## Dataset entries

* * * *

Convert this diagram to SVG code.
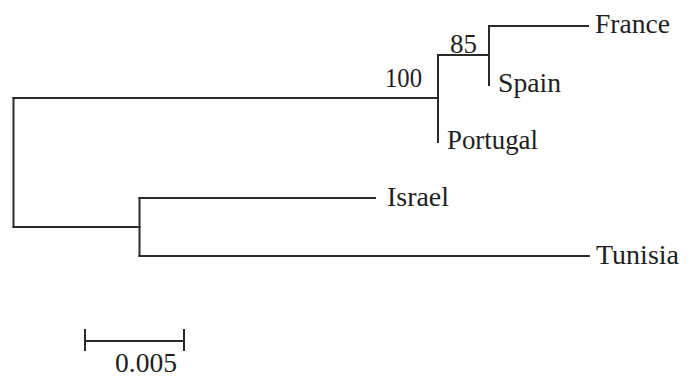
<svg xmlns="http://www.w3.org/2000/svg" width="695" height="379" viewBox="0 0 695 379">
<style>
.br{fill:none;stroke:#2a2a2a;stroke-width:2;stroke-linecap:square}
.t{font-family:"Liberation Serif","Times New Roman",serif;font-size:27px;fill:#1e1e1e}
</style>
<rect width="695" height="379" fill="#fff"/>
<g id="connectors">
<path class="br" d="M13.5,98 V227"/>
<path class="br" d="M13.5,98 H438"/>
<path class="br" d="M438,55 V142"/>
<path class="br" d="M438,55 H489"/>
<path class="br" d="M489,26 V85"/>
<path class="br" d="M489,26 H588"/>
<path class="br" d="M13.5,227 H139.5"/>
<path class="br" d="M139.5,198 V256"/>
<path class="br" d="M139.5,198 H375"/>
<path class="br" d="M139.5,256 H589"/>
</g>
<g id="France"><text class="t" x="595" y="33" textLength="75" lengthAdjust="spacingAndGlyphs">France</text></g>
<g id="Spain"><text class="t" x="498" y="92" textLength="63" lengthAdjust="spacingAndGlyphs">Spain</text></g>
<g id="Portugal"><text class="t" x="447" y="149" textLength="91" lengthAdjust="spacingAndGlyphs">Portugal</text></g>
<g id="Israel"><text class="t" x="387" y="206" textLength="62" lengthAdjust="spacingAndGlyphs">Israel</text></g>
<g id="Tunisia"><text class="t" x="596" y="264" textLength="83" lengthAdjust="spacingAndGlyphs">Tunisia</text></g>
<g id="bootstrap100"><text class="t" x="385" y="87" textLength="37" lengthAdjust="spacingAndGlyphs">100</text></g>
<g id="bootstrap85"><text class="t" x="450" y="52.5" textLength="27" lengthAdjust="spacingAndGlyphs">85</text></g>
<g id="scalebar">
<path class="br" d="M85,341 H184 M85,330 V350 M184,330 V350"/>
<text class="t" x="115" y="372" textLength="62" lengthAdjust="spacingAndGlyphs">0.005</text>
</g>
</svg>
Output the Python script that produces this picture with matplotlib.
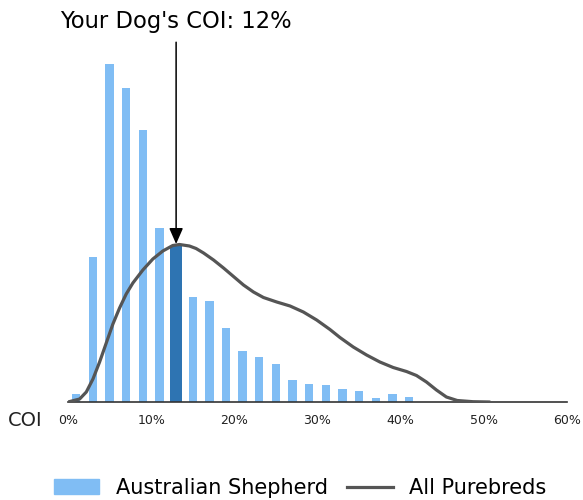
import numpy as np
import matplotlib.pyplot as plt
from matplotlib.patches import Patch
from matplotlib.lines import Line2D

# Australian Shepherd COI histogram (bin centres in %, bar heights)
bin_centers = [1, 3, 5, 7, 9, 11, 13, 15, 17, 19, 21, 23, 25, 27, 29, 31, 33, 35, 37, 39, 41]
bin_heights = [8, 145, 338, 314, 272, 174, 156, 105, 101, 74, 51, 45, 38, 22, 18, 17, 13, 11, 4, 8, 5]
dog_bin = 13
dog_coi = 12

# All purebreds density curve
curve_x = [0, 1.4, 2.2, 3.0, 3.8, 4.6, 5.4, 6.2, 7.0, 7.8, 9.0, 10.2, 11.4, 12.6, 13.4,
           14.6, 15.4, 16.3, 17.5, 18.7, 19.9, 21.1, 22.3, 23.5, 25.1, 26.7, 28.3, 29.9,
           31.5, 32.7, 34.3, 35.9, 37.5, 39.1, 40.7, 41.9, 43.1, 44.3, 45.5, 46.8, 48.7, 50.7]
curve_y = [0, 3, 10, 23, 40, 59, 78, 94, 108, 119, 132, 143, 151, 156.5, 157.5,
           156, 153.5, 149, 142, 134, 125.5, 117, 110, 104.5, 100, 96, 90, 82,
           72.5, 64.5, 55, 47, 40, 34.5, 30.5, 26.5, 20, 12, 5, 1.5, 0.3, 0]

xticks = [0, 10, 20, 30, 40, 50, 60]

light = '#80bdf4'
dark = '#2e74b2'
grey = '#555555'

fig = plt.figure(figsize=(5.83, 5.0), dpi=100)
ax = fig.add_axes([68/583, 98/500, 499/583, 362/500])

colors = [dark if c == dog_bin else light for c in bin_centers]
widths = [1.4 if c == dog_bin else 1.0 for c in bin_centers]
ax.bar(bin_centers, bin_heights, width=widths, color=colors, zorder=2)
ax.plot(curve_x, curve_y, color=grey, lw=2.3, zorder=3,
        solid_capstyle='round', solid_joinstyle='round')

ax.set_xlim(0, 60)
ax.set_ylim(0, 362)
ax.set_xticks(xticks)
ax.set_xticklabels([f'{t}%' for t in xticks], fontsize=9, color='#222222')
ax.tick_params(axis='x', length=0, pad=9)
ax.set_yticks([])
for s in ['top', 'right', 'left']:
    ax.spines[s].set_visible(False)
ax.spines['bottom'].set_color('#333333')
ax.spines['bottom'].set_linewidth(1.2)

ax.annotate(f"Your Dog's COI: {dog_coi}%", xy=(dog_bin, 158), xytext=(dog_bin, 381),
            ha='center', va='center', fontsize=16.3, annotation_clip=False,
            arrowprops=dict(arrowstyle='-|>,head_length=0.8,head_width=0.35',
                            mutation_scale=12, color='black', lw=1.1,
                            shrinkA=5, shrinkB=0))

fig.text(8/583, 1 - 421/500, 'COI', fontsize=14, ha='left', va='center', color='#222222')

handles = [Patch(color=light), Line2D([], [], color=grey, lw=2.3)]
fig.legend(handles, ['Australian Shepherd', 'All Purebreds'], loc='center',
           bbox_to_anchor=(300/583, 12/500), ncol=2, frameon=False, fontsize=15,
           handlelength=2.2, columnspacing=0.9, handletextpad=0.8)

fig.savefig('out.png', dpi=100)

* * * *

## What the task asks
Copy in full each line that holds the word "this".

## The solution
Convert this diagram to SVG code.
Output the Python script that produces this picture with matplotlib.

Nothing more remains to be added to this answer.